Search code examples
pythonpandasscikit-learndata-cleaningmultivalue

Python pandas - extracting multi-value attributes


I just started with Python and wanted to do data preparation with the numpy/pandas package on the Movielens dataset (especially the the file with MovieID, Movie Name and Year as well as Genre).

Screenshot: movielens - movie dataset

The column Genre is a multi-value column which is a problem for me since I want to try using machine learning algorithms on the datasets.

Aim: I want to have a yes/no or 0/1 information about which genre the movie falls in and which not.

Idea: Check if the 'Genre' column contains the column name of the appended columns (single genre names). If so, write yes, otherwise write now in the cell. And this iterate over all the new columns and all the rows.

Done so far: I appended empty/NaN columns to the dataframe for each Genre. And I also tried with dataframe.iloc['Genre'].str.contains(list(dataframe)[4]) which gave me the result TRUE or FALSE if the names matched or not. But how can I iterate and write in the cells in an elegant way?

Many thanks in advance. Best, Marcel

EDIT: Here you will find what I achieved so far. I split the data in the Genre column with the pipe separator, renamed the columns and appended the new columns and deleted the old column. If I now use the get_dummies function on all the columns, it creates e.g. a 'Genre1_Action', 'Genre1_Adventure', ..., 'Genre3Thriller', according to the text values displayed in the cell of the Genre cells. What I want to achieve is that each Genre gets its single columns for each movie.

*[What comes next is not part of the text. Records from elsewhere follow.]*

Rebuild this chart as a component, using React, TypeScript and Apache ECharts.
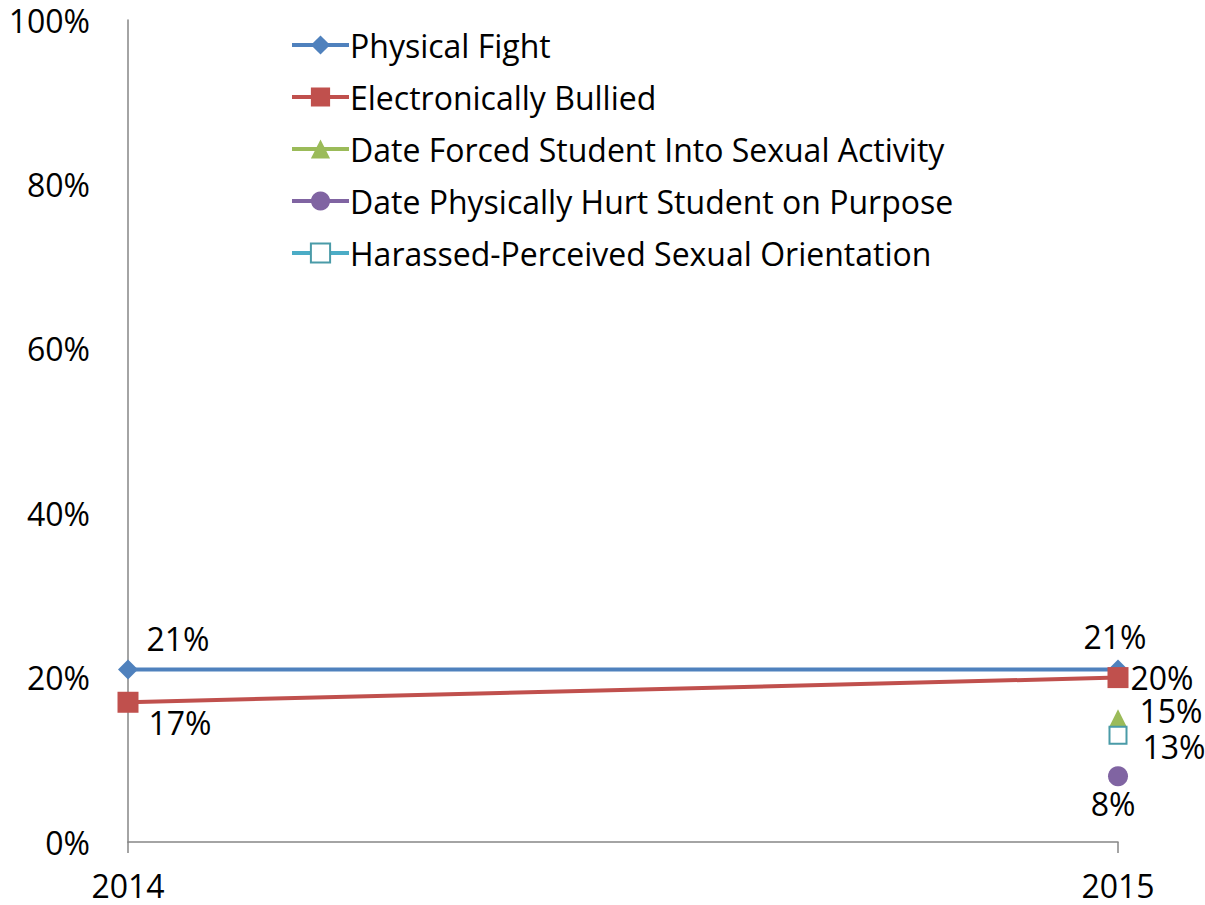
import React, { useEffect, useRef } from "react";
import * as echarts from "echarts";

const years = ["2014", "2015"];
const physicalFight = [21, 21];
const electronicallyBullied = [17, 20];
const dateForced = [null, 15];
const dateHurt = [null, 8];
const harassed = [null, 13];
const yTicks = [0, 20, 40, 60, 80, 100];

const FONT = "'Open Sans', sans-serif";
const FS = 32;

export default function App() {
  const ref = useRef<HTMLDivElement>(null);
  useEffect(() => {
    if (!ref.current) return;
    const chart = echarts.init(ref.current, null, { renderer: "svg" });
    const lbl = (extra: any) => ({
      show: true,
      color: "#000",
      fontFamily: FONT,
      fontSize: FS,
      lineHeight: 32,
      formatter: (p: any) => p.value + "%",
      ...extra,
    });
    const mk = (vals: (number | null)[], labels: any[]) =>
      vals.map((v, i) => (v == null ? null : { value: v, label: labels[i] }));
    chart.setOption({
      animation: false,
      textStyle: { fontFamily: FONT },
      grid: { left: 128, right: 87, top: 20, bottom: 63 },
      legend: {
        orient: "vertical",
        left: 285,
        top: 24,
        itemWidth: 57,
        itemHeight: 24,
        itemGap: 20,
        lineStyle: { width: 4 },
        textStyle: { fontFamily: FONT, fontSize: FS, color: "#000", lineHeight: 32, padding: [0, 0, 0, -4] },
        data: [
          "Physical Fight",
          "Electronically Bullied",
          "Date Forced Student Into Sexual Activity",
          "Date Physically Hurt Student on Purpose",
          "Harassed-Perceived Sexual Orientation",
        ],
      },
      xAxis: {
        type: "category",
        data: years,
        boundaryGap: false,
        axisLine: { lineStyle: { color: "#868686", width: 1.5 } },
        axisTick: { show: true, length: 11, lineStyle: { color: "#868686", width: 1.5 } },
        axisLabel: { color: "#000", fontFamily: FONT, fontSize: FS, margin: 27 },
        splitLine: { show: false },
      },
      yAxis: {
        type: "value",
        min: yTicks[0],
        max: yTicks[yTicks.length - 1],
        interval: 20,
        axisLine: { show: true, lineStyle: { color: "#868686", width: 1.5 } },
        axisTick: { show: false },
        splitLine: { show: false },
        axisLabel: { color: "#000", fontFamily: FONT, fontSize: FS, margin: 38, formatter: "{value}%" },
      },
      series: [
        {
          name: "Physical Fight",
          type: "line",
          data: mk(physicalFight, [
            lbl({ position: "top", offset: [50, 0] }),
            lbl({ position: "top", offset: [-3, -2] }),
          ]),
          symbol: "diamond",
          symbolSize: 20,
          lineStyle: { color: "#4F81BD", width: 4 },
          itemStyle: { color: "#4F81BD" },
          z: 3,
        },
        {
          name: "Electronically Bullied",
          type: "line",
          data: mk(electronicallyBullied, [
            lbl({ position: "bottom", offset: [52, -11] }),
            lbl({ position: "right", offset: [-3, 0] }),
          ]),
          symbol: "rect",
          symbolSize: 21,
          lineStyle: { color: "#C0504D", width: 4 },
          itemStyle: { color: "#C0504D" },
          z: 4,
        },
        {
          name: "Date Forced Student Into Sexual Activity",
          type: "line",
          data: mk(dateForced, [null, lbl({ position: "right", offset: [7, -8] })]),
          symbol: "triangle",
          symbolSize: 19,
          lineStyle: { color: "#9BBB59", width: 4 },
          itemStyle: { color: "#9BBB59" },
        },
        {
          name: "Date Physically Hurt Student on Purpose",
          type: "line",
          data: mk(dateHurt, [null, lbl({ position: "bottom", offset: [-5, -4] })]),
          symbol: "circle",
          symbolSize: 20,
          lineStyle: { color: "#8064A2", width: 4 },
          itemStyle: { color: "#8064A2" },
        },
        {
          name: "Harassed-Perceived Sexual Orientation",
          type: "line",
          data: mk(harassed, [null, lbl({ position: "right", offset: [10, 11] })]),
          symbol: "rect",
          symbolSize: 17,
          lineStyle: { color: "#4BACC6", width: 4 },
          itemStyle: { color: "#fff", borderColor: "#4A9BA8", borderWidth: 2 },
        },
      ],
    });
    return () => chart.dispose();
  }, []);
  return (
    <div
      ref={ref}
      style={{ position: "absolute", left: 0, top: 0, width: 1205, height: 905, background: "#fff" }}
    />
  );
}
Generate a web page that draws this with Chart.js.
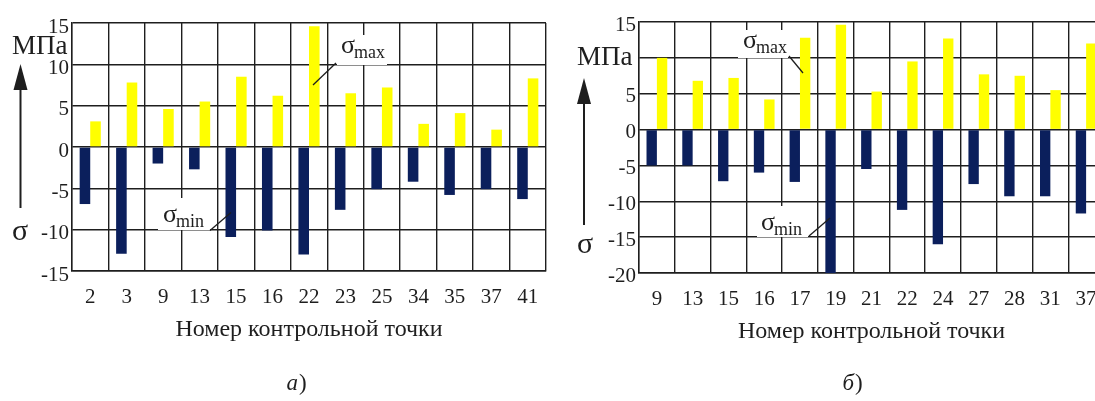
<!DOCTYPE html>
<html>
<head>
<meta charset="utf-8">
<script src="https://cdn.jsdelivr.net/npm/chart.js@4/dist/chart.umd.min.js"></script>
<style>
  html, body { margin: 0; padding: 0; background: #fff; overflow: hidden; }
  body { width: 1095px; height: 401px; position: relative; }
  canvas { position: absolute; top: 0; }
  #chartA { left: 0; }
  #chartB { left: 560px; }
</style>
</head>
<body>
<canvas id="chartA" width="560" height="401"></canvas>
<canvas id="chartB" width="560" height="401"></canvas>
<script>
// --- data ---
const pointsA = ['2', '3', '9', '13', '15', '16', '22', '23', '25', '34', '35', '37', '41'];
const sigmaMinA = [-6.9, -12.9, -2.0, -2.7, -10.9, -10.1, -13.0, -7.6, -5.1, -4.2, -5.8, -5.1, -6.3];
const sigmaMaxA = [3.1, 7.8, 4.6, 5.5, 8.5, 6.2, 14.6, 6.5, 7.2, 2.8, 4.1, 2.1, 8.3];

const pointsB = ['9', '13', '15', '16', '17', '19', '21', '22', '24', '27', '28', '31', '37'];
const sigmaMinB = [-5.0, -5.0, -7.2, -6.0, -7.3, -20, -5.5, -11.2, -16.0, -7.6, -9.3, -9.3, -11.7];
const sigmaMaxB = [10.0, 6.8, 7.2, 4.2, 12.8, 14.6, 5.3, 9.5, 12.7, 7.7, 7.5, 5.5, 12.0];

const axisTitle = 'Номер контрольной точки';
const navy = '#0b1f5c';
const yellow = '#ffff00';
const ink = '#1e1e1e';
const serif = '"Liberation Serif", "Times New Roman", serif';

// σ label with a subscript, on a white patch, and a leader line to a bar
function sigmaLabel(ctx, a) {
  ctx.fillStyle = '#fff';
  ctx.fillRect(a.box[0], a.box[1], a.box[2], a.box[3]);
  ctx.fillStyle = ink;
  ctx.textAlign = 'left';
  ctx.textBaseline = 'alphabetic';
  ctx.font = '26px ' + serif;
  ctx.fillText('σ', a.x, a.y);
  ctx.font = '18px ' + serif;
  ctx.fillText(a.sub, a.x + 13, a.y + 5);
  ctx.strokeStyle = ink;
  ctx.lineWidth = 1.3;
  ctx.beginPath();
  ctx.moveTo(a.line[0], a.line[1]);
  ctx.lineTo(a.line[2], a.line[3]);
  ctx.stroke();
}

const decorations = {
  id: 'decorations',
  afterDraw(chart, args, o) {
    const ctx = chart.ctx;
    ctx.save();
    o.labels.forEach(a => sigmaLabel(ctx, a));

    // unit and arrow on the left
    ctx.fillStyle = ink;
    ctx.textAlign = 'left';
    ctx.textBaseline = 'alphabetic';
    ctx.font = '27px ' + serif;
    ctx.fillText('МПа', o.unit[0], o.unit[1]);
    ctx.font = '30px ' + serif;
    ctx.fillText('σ', o.sigma[0], o.sigma[1]);

    const [ax, y0, tip] = o.arrow;
    ctx.strokeStyle = ink;
    ctx.lineWidth = 2;
    ctx.beginPath();
    ctx.moveTo(ax, y0);
    ctx.lineTo(ax, tip + 20);
    ctx.stroke();
    ctx.beginPath();
    ctx.moveTo(ax, tip);
    ctx.lineTo(ax - 7, tip + 26);
    ctx.lineTo(ax + 7, tip + 26);
    ctx.closePath();
    ctx.fill();

    // caption a) / б)
    const cx = o.caption[0], cy = o.caption[1];
    ctx.font = 'italic 23px ' + serif;
    const w1 = ctx.measureText(o.caption[2]).width;
    ctx.font = '23px ' + serif;
    const w2 = ctx.measureText(')').width;
    const x0 = cx - (w1 + w2) / 2;
    ctx.font = 'italic 23px ' + serif;
    ctx.fillText(o.caption[2], x0, cy);
    ctx.font = '23px ' + serif;
    ctx.fillText(')', x0 + w1 + 1, cy);
    ctx.restore();
  }
};

function makeChart(id, labels, mins, maxs, yMin, yMax, yWidth, pad, hideTick, labelShift, deco) {
  return new Chart(id, {
    type: 'bar',
    data: {
      labels: labels,
      datasets: [
        { label: 'σmin', data: mins, backgroundColor: navy },
        { label: 'σmax', data: maxs, backgroundColor: yellow }
      ]
    },
    options: {
      responsive: false,
      animation: false,
      devicePixelRatio: 1,
      layout: { padding: pad },
      datasets: { bar: { categoryPercentage: 0.58, barPercentage: 1 } },
      plugins: {
        legend: { display: false },
        tooltip: { enabled: false },
        decorations: deco
      },
      scales: {
        x: {
          grid: { color: ink, lineWidth: 1.4, drawTicks: false, offset: true },
          border: { color: ink, width: 1.4 },
          ticks: { color: ink, padding: 14, font: { family: serif, size: 21 }, maxRotation: 0, autoSkip: false },
          title: { display: true, text: axisTitle, color: ink, padding: 0, font: { family: serif, size: 24 } },
          afterFit(scale) { scale.height = 73; }
        },
        y: {
          min: yMin,
          max: yMax,
          grid: { color: ink, lineWidth: 1.4, drawTicks: false },
          border: { color: ink, width: 1.4 },
          ticks: {
            stepSize: 5,
            color: ink,
            padding: 3,
            labelOffset: labelShift,
            font: { family: serif, size: 21 },
            callback: v => (v === hideTick ? '' : String(v))
          },
          afterFit(scale) { scale.width = yWidth; }
        }
      }
    },
    plugins: [decorations]
  });
}

makeChart('chartA', pointsA, sigmaMinA, sigmaMaxA, -15, 15, 72,
  { left: 0, right: 14, top: 23, bottom: 57 }, null, 4,
  {
    labels: [
      { sub: 'max', x: 341, y: 53, box: [337, 35, 50, 30], line: [336, 63, 313, 85] },
      { sub: 'min', x: 163, y: 222, box: [158, 198, 52, 32], line: [210, 230.5, 231, 212.5] }
    ],
    unit: [12, 54],
    sigma: [12, 240],
    arrow: [20.5, 208, 64],
    caption: [296, 390, 'а']
  });

makeChart('chartB', pointsB, sigmaMinB, sigmaMaxB, -20, 15, 79,
  { left: 0, right: 16, top: 22, bottom: 55 }, 10, 3,
  {
    labels: [
      { sub: 'max', x: 183, y: 48, box: [178, 30, 50, 28], line: [229, 56, 243, 73] },
      { sub: 'min', x: 201, y: 230, box: [197, 206, 51, 31], line: [249, 236, 270, 218] }
    ],
    unit: [17, 65],
    sigma: [17, 253],
    arrow: [24, 225, 78],
    caption: [292, 390, 'б']
  });
</script>
</body>
</html>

# create a small test subset
subset1 = movie_data [0:9]
print("Original Dataset")
print(subset1)
# Split movie year and year in separate values -> append them to the df -> clean the Year column
tempY = subset1['MovieNameYear'].str.split('(').apply(pd.Series)
tempY.columns = ['MovieName','Year']
subset1 = pd.concat([subset1,tempY], axis=1, join='inner')
subset1['Year'] = subset1['Year'].str.replace(')','')
del subset1['MovieNameYear']

# split the column 'Genre' with the with the pipe separator in seperate columns
# name the columns of the temp value with the splitted values
# join the through split created columns to the existing subset and delete the original multi value column
tempG = subset1['Genre'].str.split('|').apply(pd.Series)
tempG.columns = ['Genre1','Genre2','Genre3']
subset1 = pd.concat([subset1, tempG], axis=1, join='inner')
del subset1['Genre']
print("Cleaned Dataset")
print(subset1)

dummiesTemp = pd.get_dummies(data=subset1, columns=['Genre1','Genre2','Genre3'])
print(dummiesTemp)

Solution

  • If I understand you well, you want to have a column per genre, indicating T/F. I would advice you to look at the get_dummies function

    import pandas as pd
    s = pd.Series(list('abca'))
    pd.get_dummies(s)
    

    Update - if you have columns with double values, you can split them before or after. Example of splitting after (would guess its quickest, but one should test). Code could be prettier, but hope its clear.

    import pandas as pd
    import numpy as np
    
    s = pd.Series(['a', 'b', 'c', 'a|b', 'a|d'])
    d = pd.get_dummies(s)
    
    columns = list(d)
    for col in columns:
        if '|' in col:
            for l in col.split('|'):
                if l in columns:
                    d[l] = np.maximum(d[l].values, d[col].values)
                else:
                    d[l] = d[col]